Para empeorar todo, no se puede dejar de sentir el temor de que la revolución, el poco de justica que trajó a este mundo el protagonista, ha sido una breve excepción, un instante que no tendrá continuidad. El edifició de la injusticia sigue incólume, enquistado tanto en las estructuras sociales, como en el corazón de los hombres, demasiado apegados a sus vicios y su codicias. Inevitablemente, porque sus amigos son poderosos y le deben demasiados favores, Shanso volverá a ser repuesto en su cargo y su gobierno de terror restaurado, como debe ser en este mundo, como esperan todas las gentes de bien y de orden.

En segundo lugar, el hecho de que siempre haya visto esta película en pases televisivos o como mucho en DVD, la dotaba de un cierto aire de estilización e idealización, producto de la baja resolución de los formatos. Vista en 1080p sorprende por su descarnado realismo, por una precisión en la fotografía que convierte el lodo y la suciedad en elementos que se pueden tocar y sentir, que hace aún más opresiva la pobreza y más sórdidos los burdeles, desprovistos de cualquier romanticismo o encanto, para aparecer como meros ministerios del sexo. En este mundo, nuestro mundo, de entonces y de ahora mismo, la injusticia, la abyección y la explotación son realidades que destruyen y aniquilan a las personas, de las cuales no hay escapatoria ni refugio posible, sino es inclinar la cabeza y aceptarlo como algo natural, convirtiéndose en uno de los torturadores, para no acabar siendo una víctima.

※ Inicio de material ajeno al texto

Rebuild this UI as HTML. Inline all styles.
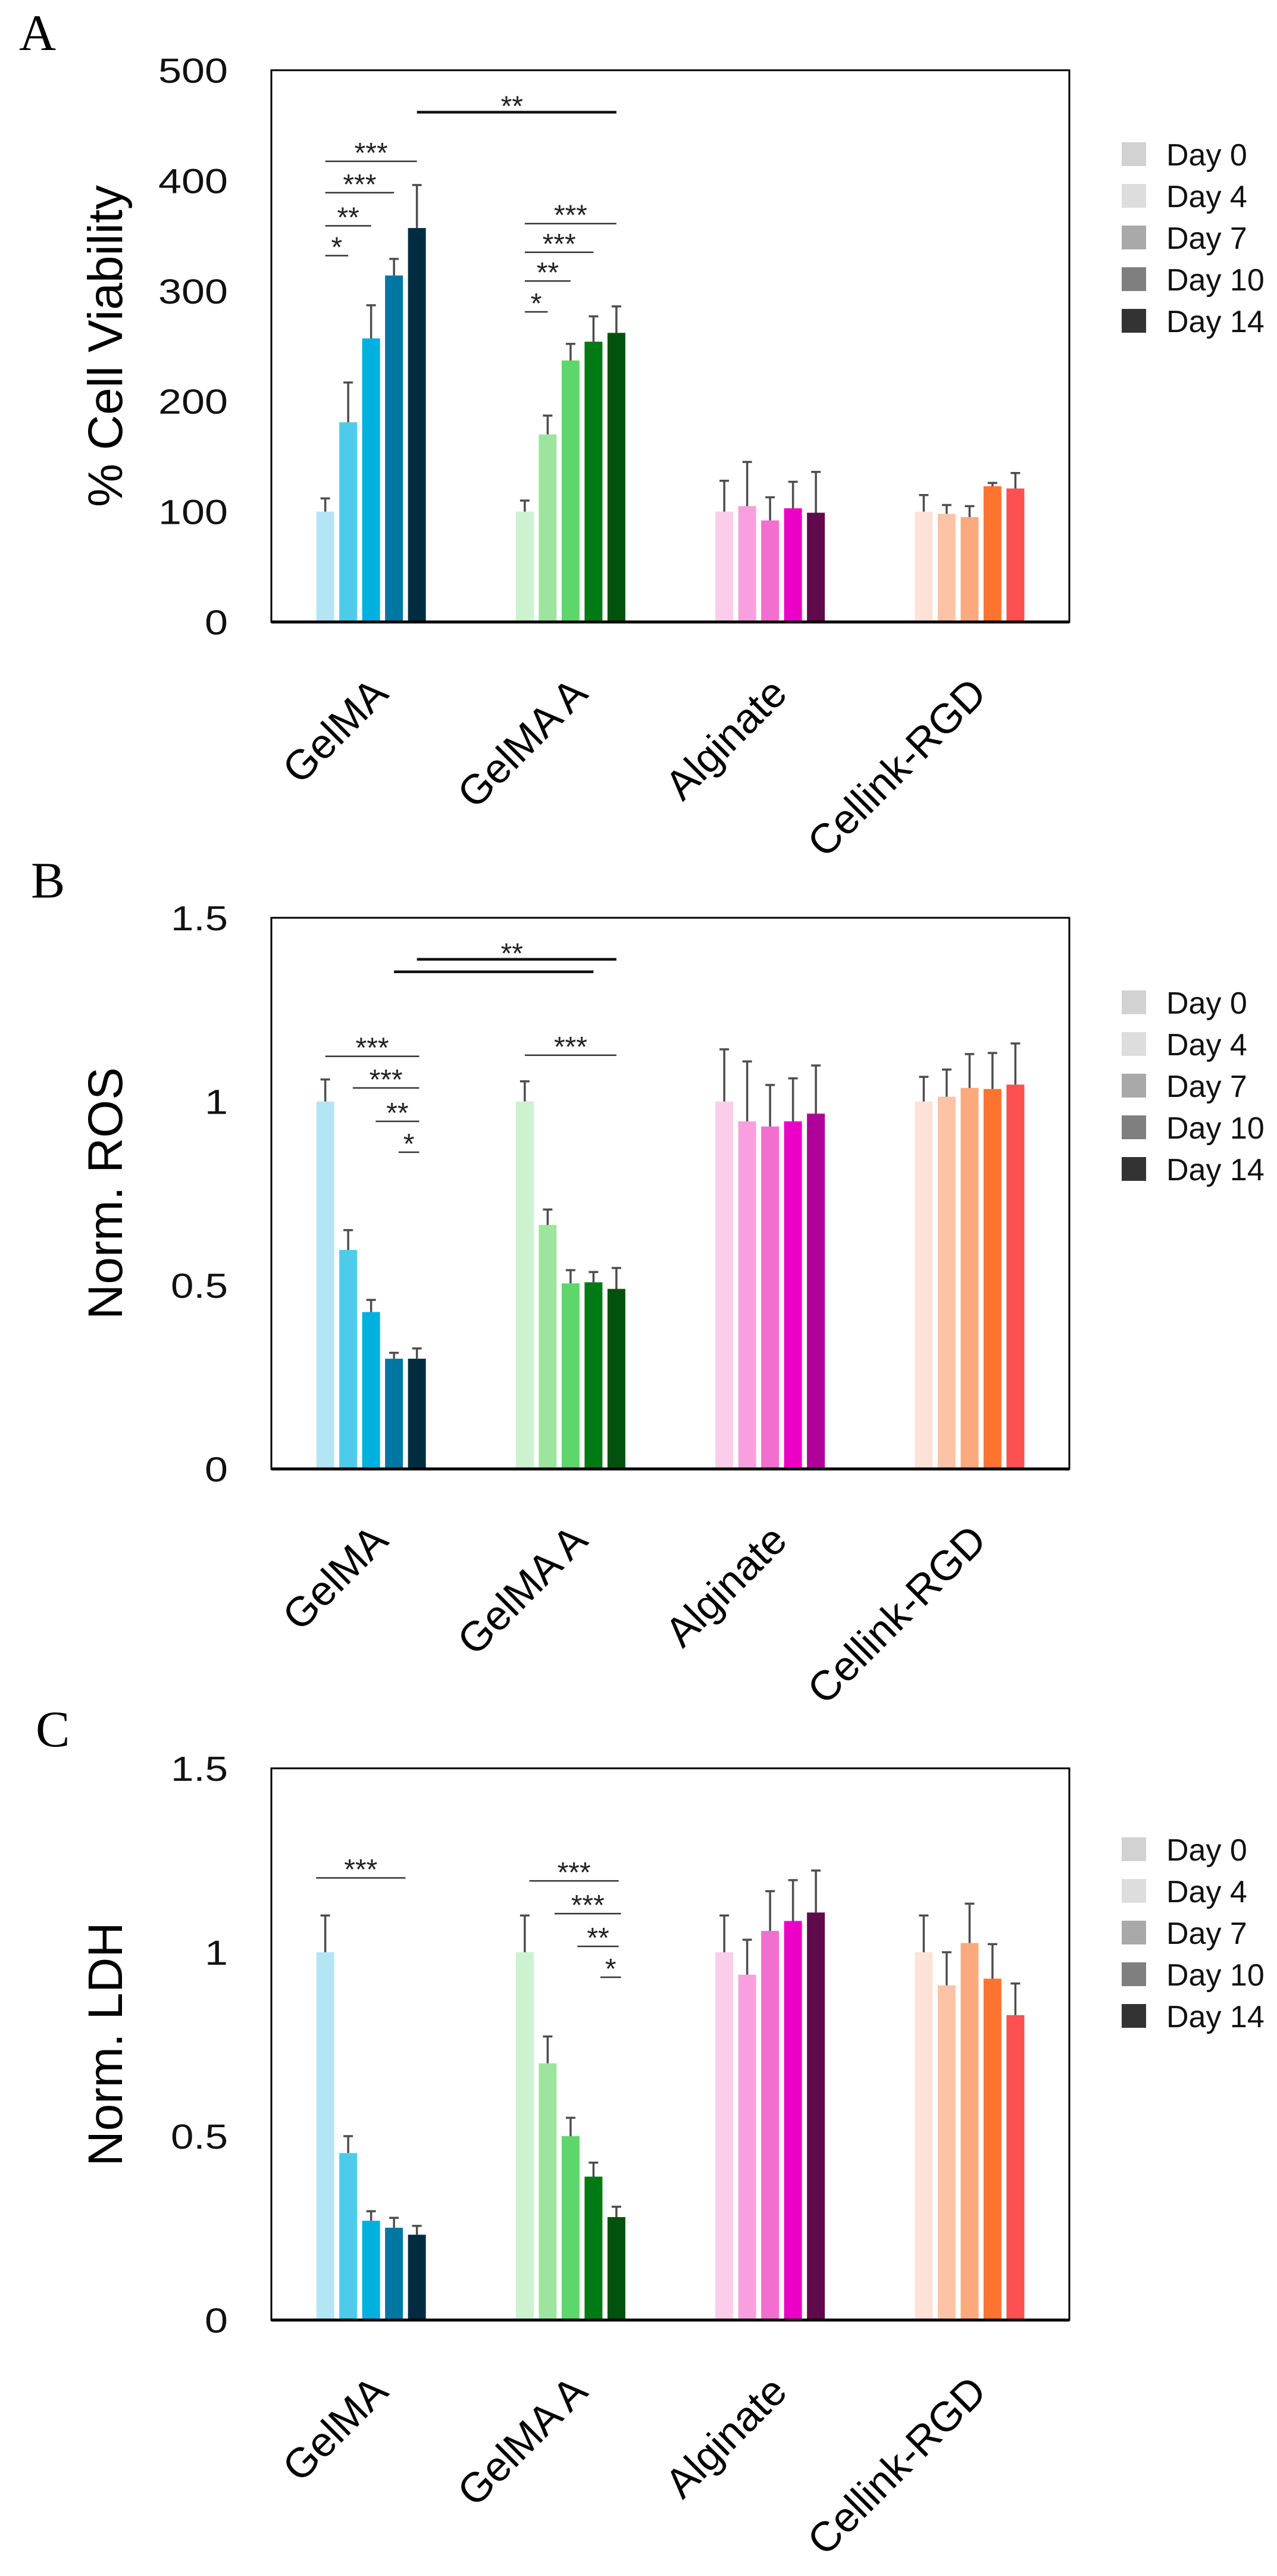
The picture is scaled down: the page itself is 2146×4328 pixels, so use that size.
<!DOCTYPE html>
<html><head><meta charset="utf-8"><title>Hydrogel bar charts</title>
<style>
html,body{margin:0;padding:0;background:#fff;}
svg{display:block;}
text{font-family:"Liberation Sans",sans-serif;}
</style></head>
<body>
<svg id="fig" width="2146" height="4328" viewBox="0 0 2146 4328" xmlns="http://www.w3.org/2000/svg"></svg>
<script>
const categories = ['GelMA','GelMA A','Alginate','Cellink-RGD'];
const days = ['Day 0','Day 4','Day 7','Day 10','Day 14'];
const legendColors = ['#d2d2d2','#dddddd','#a9a9a9','#7f7f7f','#333333'];

// Panel A: % cell viability
const aTicks = [0,100,200,300,400,500];
const aGelMA = [100,181,257,314,357];
const aGelMAErr = [112,217,287,329,396];
const aGelMAA = [100,170,237,254,262];
const aGelMAAErr = [110,187,252,277,286];
const aAlginate = [100,105,92,103,99];
const aAlginateErr = [128,145,113,127,136];
const aCellink = [100,98,95,123,121];
const aCellinkErr = [115,106,105,126,135];

// Panel B: normalized ROS
const bTicks = [0,0.5,1,1.5];
const bGelMA = [1.0,0.596,0.427,0.30,0.30];
const bGelMAErr = [1.06,0.65,0.46,0.316,0.328];
const bGelMAA = [1.0,0.664,0.505,0.508,0.49];
const bGelMAAErr = [1.055,0.706,0.541,0.536,0.547];
const bAlginate = [1.0,0.946,0.932,0.946,0.967];
const bAlginateErr = [1.142,1.109,1.045,1.063,1.098];
const bCellink = [1.0,1.013,1.037,1.034,1.046];
const bCellinkErr = [1.067,1.087,1.129,1.132,1.158];

// Panel C: normalized LDH
const cTicks = [0,0.5,1,1.5];
const cGelMA = [1.0,0.454,0.27,0.251,0.232];
const cGelMAErr = [1.10,0.50,0.296,0.278,0.256];
const cGelMAA = [1.0,0.698,0.5,0.39,0.28];
const cGelMAAErr = [1.10,0.771,0.55,0.428,0.308];
const cAlginate = [1.0,0.939,1.058,1.085,1.108];
const cAlginateErr = [1.10,1.034,1.166,1.196,1.222];
const cCellink = [1.0,0.91,1.025,0.928,0.829];
const cCellinkErr = [1.10,1.0,1.132,1.022,0.915];

// significance brackets: [group, barFrom, barTo, level, label]
const aSig = [[0,0,4,417.5,'***'],[0,0,3,389,'***'],[0,0,2,359,'**'],[0,0,1,332,'*'],
              [1,0,4,361,'***'],[1,0,3,335,'***'],[1,0,2,309,'**'],[1,0,1,281,'*']];
const bSig = [[0,0,4.1,1.123,'***'],[0,1.2,4.1,1.037,'***'],[0,2.2,4.1,0.946,'**'],[0,3.2,4.1,0.862,'*'],
              [1,0,4,1.126,'***']];
const cSig = [[0,-0.4,3.5,1.202,'***'],[1,0.2,4.1,1.194,'***'],[1,1.3,4.2,1.105,'***'],[1,2.3,4.1,1.016,'**'],[1,3.3,4.2,0.932,'*']];
// long cross-group brackets: [gFrom, barFrom, gTo, barTo, level, label]
const aLong = [[0,4,1,4,462,'**']];
const bLong = [[0,4,1,4,1.387,'**'],[0,3,1,3,1.353,'']];
const cLong = [];

const palettes = [
  ['#b3e5f5','#4ecbeb','#00b0e0','#0076a3','#002c40'],
  ['#cdf2cf','#9de59e','#5cd76a','#007a14','#00520c'],
  ['#fbcdea','#f8a0dd','#f26fcf','#ec00c8','#5e0a4b'],
  ['#fde2d7','#fdc3a6','#fca97e','#fc7430','#fd5050']
];
const palettesB2 = '#b0009a';

const NS = 'http://www.w3.org/2000/svg';
const svg = document.getElementById('fig');
function mk(tag, attrs, parent){
  const e = document.createElementNS(NS, tag);
  for (const k in attrs) e.setAttribute(k, attrs[k]);
  (parent||svg).appendChild(e);
  return e;
}

const panels = [
  {letter:'A', lx:32, ly:84, top:118, bottom:1045, max:500, ticks:aTicks, fmt:v=>String(v), title:'% Cell Viability',
   vals:[aGelMA,aGelMAA,aAlginate,aCellink], errs:[aGelMAErr,aGelMAAErr,aAlginateErr,aCellinkErr], sig:aSig, long:aLong, legY:259, key:'viability'},
  {letter:'B', lx:52, ly:1508, top:1542, bottom:2468, max:1.5, ticks:bTicks, fmt:v=>String(v), title:'Norm. ROS',
   vals:[bGelMA,bGelMAA,bAlginate,bCellink], errs:[bGelMAErr,bGelMAAErr,bAlginateErr,bCellinkErr], sig:bSig, long:bLong, legY:1684, key:'ros'},
  {letter:'C', lx:60, ly:2934, top:2971, bottom:3898, max:1.5, ticks:cTicks, fmt:v=>String(v), title:'Norm. LDH',
   vals:[cGelMA,cGelMAA,cAlginate,cCellink], errs:[cGelMAErr,cGelMAAErr,cAlginateErr,cCellinkErr], sig:cSig, long:cLong, legY:3107, key:'ldh'}
];

const LEFT = 456, RIGHT = 1797;
const groupW = (RIGHT-LEFT)/categories.length;
const pitch = 38.5, barW = 30;
function gx(g){ return LEFT + groupW*(g+0.5); }
function bx(g,i){ return gx(g) + (i-2)*pitch; }

panels.forEach((p, pi) => {
  const G = mk('g', {});
  
  
  const y = v => p.bottom - (v/p.max)*(p.bottom-p.top);

  const L = mk('text', {x:p.lx, y:p.ly, 'font-size':86, style:'font-family:"Liberation Serif",serif'}, G);
  L.textContent = p.letter;
  
  

  // y ticks
  p.ticks.forEach(t => {
    const s = p.fmt(t);
    const digits = s.replace('.','').length, dots = s.length - digits;
    const tt = mk('text', {x:383, y:y(t)+21, 'font-size':58, 'text-anchor':'end', fill:'#111',
      textLength: digits*39 + dots*18, lengthAdjust:'spacingAndGlyphs'}, G);
    tt.textContent = s;
    
    
  });

  // y axis title
  const cy = (p.top+p.bottom)/2;
  const yt = mk('text', {x:0, y:0, 'font-size':82, 'text-anchor':'middle', transform:`translate(205,${cy}) rotate(-90)`, fill:'#000'}, G);
  yt.textContent = p.title;
  
  

  // bars
  p.vals.forEach((series, g) => {
    series.forEach((v, i) => {
      const cx = bx(g,i);
      let col = palettes[g][i];
      if (pi === 1 && g === 2 && i === 4) col = palettesB2;
      const r = mk('rect', {x:cx-barW/2, y:y(v), width:barW, height:p.bottom-y(v), fill:col}, G);
      
      
      const ev = p.errs[g][i];
      const eb = mk('path', {d:`M${cx},${y(v)} V${y(ev)} M${cx-8},${y(ev)} H${cx+8}`, stroke:'#4d4d4d', 'stroke-width':3.5, fill:'none'}, G);
      
      
    });
  });

  // frame
  const fr = mk('rect', {x:LEFT, y:p.top, width:RIGHT-LEFT, height:p.bottom-p.top, fill:'none', stroke:'#000', 'stroke-width':3}, G);
  
  
  const ax = mk('line', {x1:LEFT, x2:RIGHT, y1:p.bottom, y2:p.bottom, stroke:'#000', 'stroke-width':5}, G);
  
  

  // x labels
  categories.forEach((c, g) => {
    const ex = gx(g)+32, ey = p.bottom+124;
    const xt = mk('text', {x:0, y:0, 'font-size':70, 'text-anchor':'end', transform:`translate(${ex},${ey}) rotate(-45)`, fill:'#000'}, G);
    xt.textContent = c;
    
    
  });

  // significance
  p.sig.forEach(s => {
    const [g,a,b,lv,lab] = s;
    const x1 = bx(g,a), x2 = bx(g,b), yy = y(lv);
    const ln = mk('line', {x1, x2, y1:yy, y2:yy, stroke:'#333', 'stroke-width':2.5}, G);
    
    
    const st = mk('text', {x:(x1+x2)/2, y:yy+2, 'font-size':48, 'text-anchor':'middle', fill:'#222'}, G);
    st.textContent = lab;
    
    
  });
  p.long.forEach(s => {
    const [g1,a,g2,b,lv,lab] = s;
    const x1 = bx(g1,a), x2 = bx(g2,b), yy = y(lv);
    const ln = mk('line', {x1, x2, y1:yy, y2:yy, stroke:'#111', 'stroke-width':4.5}, G);
    
    
    if (lab) {
      const st = mk('text', {x:(x1+x2)/2-8, y:yy+6, 'font-size':48, 'text-anchor':'middle', fill:'#222'}, G);
      st.textContent = lab;
      
      
    }
  });

  // legend
  const LG = mk('g', {}, G);
  
  
  days.forEach((d, i) => {
    const ry = p.legY + i*70;
    const sq = mk('rect', {x:1885, y:ry-20, width:41, height:40, fill:legendColors[i]}, LG);
    
    
    const lt = mk('text', {x:1960, y:ry+19, 'font-size':52, fill:'#111'}, LG);
    lt.textContent = d;
    
    
  });
});
</script>
</body></html>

Para terminar, ese realismo ahora tan presente subraya esa idea que me rondaba la cabeza desde hace tiempo, mi sospecha de que Mizoguchi, en este film de época, lanza agudas referencias a la situación política del Japón durante el conflicto mundial. No es ya que se vea al poder civil humillándose ante la soberbia de unos militares que sólo quieren más y más soldados para unas guerras que están destruyendo el país y exterminando a su población, es que la hacienda de Shanso es casi un campo de concentración, como los que los militares japoneses instituyeron en los países asiaticos que decían liberar. Un lugar donde las personas que son encerradas en él son obligadas a trabajar sin descanso hasta caer muertas, donde la menor falta se castiga con penas bárbaras, especialmente el delito de intentar escapar, y donde ni siquiera la muerte supone un alivio, pues aquellos que son débiles y no sirven, son abandonados en un auténtico basurero de seres humanos, para que el frío los mate y las alimañas los devoren.

El Mizoguchi más pesimista, por tanto, donde la única luz que existe, es seguir ese ideal moral, sean cuales sean las consecuencias, confiando en que llegará un tiempo donde los hombres, como la misma película dice, sean finalmente hombres y no bestias.